No ano passado, a FPF promoveu dois momentos de formação e encontra-se a "avaliar, em conjunto com a ANTF, a possibilidade" de criar novas datas para a corrente temporada. Cabe, no entanto, ao Instituto Português do Desporto e Juventude (IPDJ) atribuir a cédula profissional, estipulando o Nível I, II, III e IV como processo hierárquico de competências e adverte no artigo 18.º, da Lei 40, para a ilegalidade do exercício da atividade de treinador "por quem não seja titular do respetivo título profissional", sujeitando-se a "ser interditado de exercer em território nacional pelo período máximo de dois anos".
LEI 40
Competências do treinador de Nível I
a) A condução direta das atividades técnicas elementares associadas às fases iniciais da atividade ou carreira dos praticantes ou a níveis elementares de participação competitiva, sob coordenação de treinadores de desporto de nível superior;
b) A coadjuvação na condução do treino e orientação competitiva de praticantes nas etapas subsequentes de formação desportiva.

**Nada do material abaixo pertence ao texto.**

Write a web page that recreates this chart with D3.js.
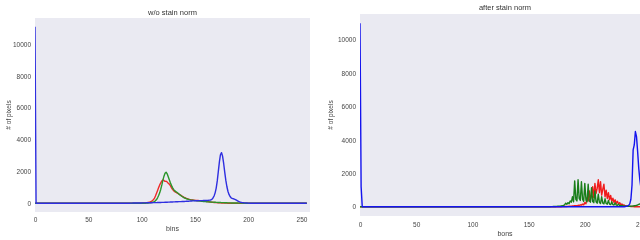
<!DOCTYPE html>
<html>
<head>
<meta charset="utf-8">
<script src="https://cdn.jsdelivr.net/npm/d3@7"></script>
<style>
html,body{margin:0;padding:0;background:#fff;}
svg{display:block;opacity:0.999;will-change:transform;}
text{font-family:"Liberation Sans",Arial,sans-serif;fill:#333;}
</style>
</head>
<body>
<svg id="chart" width="640" height="240"></svg>
<script>
// ---------- DATA ----------
const nBins = 256;
const xTicks = [0, 50, 100, 150, 200, 250];
const yTicks = [0, 2000, 4000, 6000, 8000, 10000];
const titles = ["w/o stain norm", "after stain norm"];
const xLabels = ["bins", "bons"];
const yLabel = "# of pixels";

// left panel (w/o stain norm)
const leftBlueSpike = [11100];            // bins 0..
const leftBlueStart = 90;
const leftBlue = [5,6,7,8,9,10,11,12,13,14,15,17,18,20,21,23,24,26,27,29,30,32,34,36,38,40,42,44,46,48,50,53,56,59,62,65,68,71,74,77,80,83,86,89,92,95,98,101,104,107,110,114,118,122,126,130,134,138,142,146,150,152,154,156,158,160,162,164,166,168,170,173,176,180,190,200,250,330,450,650,950,1400,2000,2600,3050,3180,2950,2500,1950,1450,1050,750,550,420,340,300,280,260,230,190,150,110,80,60,45,35,25,18,12,8,5];
const leftRedStart = 100;
const leftRed = [5,8,10,15,20,30,40,60,80,110,150,220,300,450,620,800,980,1150,1280,1400,1460,1430,1370,1380,1330,1260,1200,1100,980,870,790,730,690,650,610,570,530,490,440,400,360,330,300,280,260,240,225,210,200,190,180,175,170,165,160,158,150,145,140,130,120,110,100,90,80,70,60,50,45,40,35,30,25,20,18,15,12,10,8,6,5];
const leftGreenStart = 105;
const leftGreen = [10,15,20,30,40,55,75,100,150,230,340,480,650,880,1150,1450,1700,1880,1950,1850,1660,1470,1280,1120,980,870,790,730,690,640,580,520,470,420,380,340,310,280,260,240,220,205,195,185,175,165,158,150,142,135,128,120,113,106,100,95,90,85,80,76,72,68,64,60,56,52,48,45,42,40,37,35,32,30,27,25,22,20,18,16,14,12,10,9,8,7,6,5,4,3,2];

// right panel (after stain norm)
const rightBlueSpike = [10980, 1200];     // bins 0..
const rightBlueStart = 236;
const rightBlue = [20,30,50,90,180,450,1300,3400,3700,4500,4200,3300,2300,1600,1100,750,500,330,220,150];
const rightRedStart = 180;
const rightRed = [10,12,15,18,20,25,30,35,40,45,50,60,70,60,90,80,120,100,160,120,250,180,550,350,950,450,700,1200,550,1400,800,1100,1620,850,1500,700,1050,1350,600,1000,500,850,420,680,330,520,260,420,200,330,170,250,120,170,90,110,60,50,40,30,25,20,15,10,8,5];
const rightGreenStart = 170;
const rightGreen = [10,12,15,18,20,25,30,35,40,50,60,80,120,220,150,250,180,350,280,600,300,1550,450,350,1620,500,380,1500,450,320,1400,420,300,1350,350,280,1150,320,250,950,300,220,750,260,200,600,220,180,480,200,160,380,160,130,300,130,110,240,100,90,160,80,70,90,50,45,40,35,30,30,30,35,40,50,60,70,90,110,140,170,200,230,260,280,300,300];

// ---------- BUILD ----------
function hist(parts) {
  const a = new Array(nBins).fill(0);
  parts.forEach(([start, vals]) => vals.forEach((v, i) => { if (start + i < nBins) a[start + i] = v; }));
  return a;
}
const panels = [
  {
    title: titles[0], xlabel: xLabels[0],
    box: {x0: 35, x1: 310, y0: 18, y1: 212},
    titleY: 15, tickY: 222, xlabY: 231, ylabX: 11,
    series: [
      {color: "#ee2a2a", data: hist([[leftRedStart, leftRed]])},
      {color: "#2a962a", data: hist([[leftGreenStart, leftGreen]])},
      {color: "#2e2ee0", data: hist([[0, leftBlueSpike], [leftBlueStart, leftBlue]])}
    ]
  },
  {
    title: titles[1], xlabel: xLabels[1],
    box: {x0: 360, x1: 650, y0: 14, y1: 216},
    titleY: 9.5, tickY: 226.5, xlabY: 236, ylabX: 333,
    series: [
      {color: "#f01c1c", data: hist([[rightRedStart, rightRed]])},
      {color: "#1a7e1a", data: hist([[rightGreenStart, rightGreen]])},
      {color: "#1414ee", data: hist([[0, rightBlueSpike], [rightBlueStart, rightBlue]])}
    ]
  }
];

const svg = d3.select("#chart");
panels.forEach((p, pi) => {
  const b = p.box;
  const ymax = d3.max(p.series, s => d3.max(s.data));
  const x = d3.scaleLinear().domain([0, 258]).range([b.x0, b.x1]);
  const y = d3.scaleLinear().domain([-0.05 * ymax, 1.05 * ymax]).range([b.y1, b.y0]);

  svg.append("clipPath").attr("id", "clip" + pi)
    .append("rect").attr("x", b.x0).attr("y", b.y0).attr("width", b.x1 - b.x0).attr("height", b.y1 - b.y0);

  svg.append("rect").attr("x", b.x0).attr("y", b.y0)
    .attr("width", b.x1 - b.x0).attr("height", b.y1 - b.y0).attr("fill", "#eaeaf2");

  const line = d3.line().x((d, i) => x(i)).y(d => y(d));
  const g = svg.append("g").attr("clip-path", `url(#clip${pi})`);
  p.series.forEach(s => {
    g.append("path").attr("d", line(s.data)).attr("fill", "none")
      .attr("stroke", s.color).attr("stroke-width", 1.4).attr("stroke-linejoin", "round");
  });

  // x axis tick labels
  const xa = d3.axisBottom(x).tickValues(xTicks).tickSize(0).tickPadding(0);
  const gx = svg.append("g").attr("transform", `translate(0,${p.tickY - 6})`).call(xa);
  gx.select(".domain").remove();
  gx.selectAll("text").attr("dy", "0").attr("y", 6).style("font-size", "6.5px")
    .style("fill", "#444").style("font-family", '"Liberation Sans",Arial,sans-serif');

  // y axis tick labels
  const ya = d3.axisLeft(y).tickValues(yTicks).tickSize(0).tickPadding(4).tickFormat(d3.format("d"));
  const gy = svg.append("g").attr("transform", `translate(${b.x0},0)`).call(ya);
  gy.select(".domain").remove();
  gy.selectAll("text").style("font-size", "6.5px").style("fill", "#444")
    .style("font-family", '"Liberation Sans",Arial,sans-serif');

  // titles & labels
  svg.append("text").attr("x", (b.x0 + b.x1) / 2).attr("y", p.titleY)
    .attr("text-anchor", "middle").style("font-size", "7.5px").style("fill", "#333").text(p.title);
  svg.append("text").attr("x", (b.x0 + b.x1) / 2).attr("y", p.xlabY)
    .attr("text-anchor", "middle").style("font-size", "7px").style("fill", "#444").text(p.xlabel);
  svg.append("text").attr("transform", `translate(${p.ylabX},${(b.y0 + b.y1) / 2}) rotate(-90)`)
    .attr("text-anchor", "middle").style("font-size", "6.5px").style("fill", "#444").text(yLabel);
});
</script>
</body>
</html>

Competências do treinador de Nível II
a) A condução do treino e orientação competitiva de praticantes nas etapas subsequentes de formação desportiva;
b) A coordenação e supervisão de uma equipa de treinadores de Nível I ou II, sendo responsável pela implementação de planos e ordenamentos estratégicos definidos por profissionais de nível superior;
c) O exercício, de forma autónoma, de tarefas de conceção, planeamento, condução e avaliação do processo de treino e de participação competitiva;
d) A coadjuvação de titulares de nível superior no planeamento, condução e avaliação do treino e participação competitiva
Competências do treinador de Nível III
Confere ao seu titular competências para o planeamento do exercício e avaliação do desempenho de um coletivo de treinadores com nível igual ou inferior, coordenando, supervisionando, integrando e harmonizando as diferentes tarefas associadas ao treino e à participação competitiva.
Competências do treinador de Nível IV
Confere competências no âmbito de funções de coordenação, direção, planeamento e avaliação, cabendo-lhe as funções mais destacadas no domínio da inovação e empreendedorismo, direção de equipas técnicas pluridisciplinares, direções técnicas regionais e nacionais, coordenação técnica de seleções regionais e nacionais e coordenação de ações tutorais.
Pepa ficou a dias de dar o último passo
"A Associação Nacional de Treinadores não gosta desta situação e acho que tem razão", disse Silas, no dia da apresentação como treinador do Belenenses e lembrou ter-lhe sido negada a candidatura ao Nível III, por incumprimento do pressuposto principal: experiência de dois anos como treinador. Ora, Silas colocou um ponto final de 22 anos como jogador na época passada.
O rigor do prazos-limites foi o obstáculo encontrado por Pepa, apesar do "cuidado em enviar uma exposição à FPF" a explicar as razões do atraso da conclusão do relatório de estágio, na expectativa de poder formalizar o pedido de ingresso no curso entre 22 de maio e 30 de junho de 2017. A Pepa faltou este último pormenor para obter o diploma de Nível III, cujas bases teórico-práticas foram aprendidas quando estava no Feirense, em 2015/16. Por isso, tem de ser inscrito na qualidade de treinador adjunto, de resto, um critério secundário no processo de seleção.
O treinador do Tondela ainda fez uma exposição à FPF, mas sem efeito. Já no caso de Sérgio Vieira, o percurso no Brasil, onde fez mais de 50 jogos, não chegou para dar o estágio como cumprido
A Sérgio Vieira "só falta o estágio", apesar de contar "com mais de 50 jogos como técnico principal" nos campeonatos brasileiros e "um background adquirido a coadjuvar Jesualdo Ferreira, Domingos Paciência, Sá Pinto e Manuel Machado". A FFP, explica, "não aceitou" este currículo como compensação do estágio, pelo facto de se tratar "de tempos de trabalho curtos, quando exigem sete meses seguidos". A porta que se abriu no Moreirense, em outubro, constituía para Sérgio Vieira "a oportunidade para completar esta etapa da regulamentação", que, entretanto, gorou-se, sendo substituído por Petit, outro dos treinadores a quem falta a cédula de Nível IV. Os três anos passados no Brasil "foram penalizadores" para Sérgio Vieira, porém, entende que "há algum radicalismo" e recorda casos do passado tratados como exceção. "Tivemos o Costinha na Liga dos Campeões, pelo Paços de Ferreira, sem o UEFA Pro, ainda assim o organismo europeu e a FPF autorizaram a que fosse o técnico principal".
No verão de 2013, oito treinadores frequentaram o curso UEFA Pro, sem, contudo, terem feito o Nível III. Marco Silva, Pedro Emanuel foram um dos treinadores, na altura, citados pela FPF, na confirmação da atribuição das equivalências.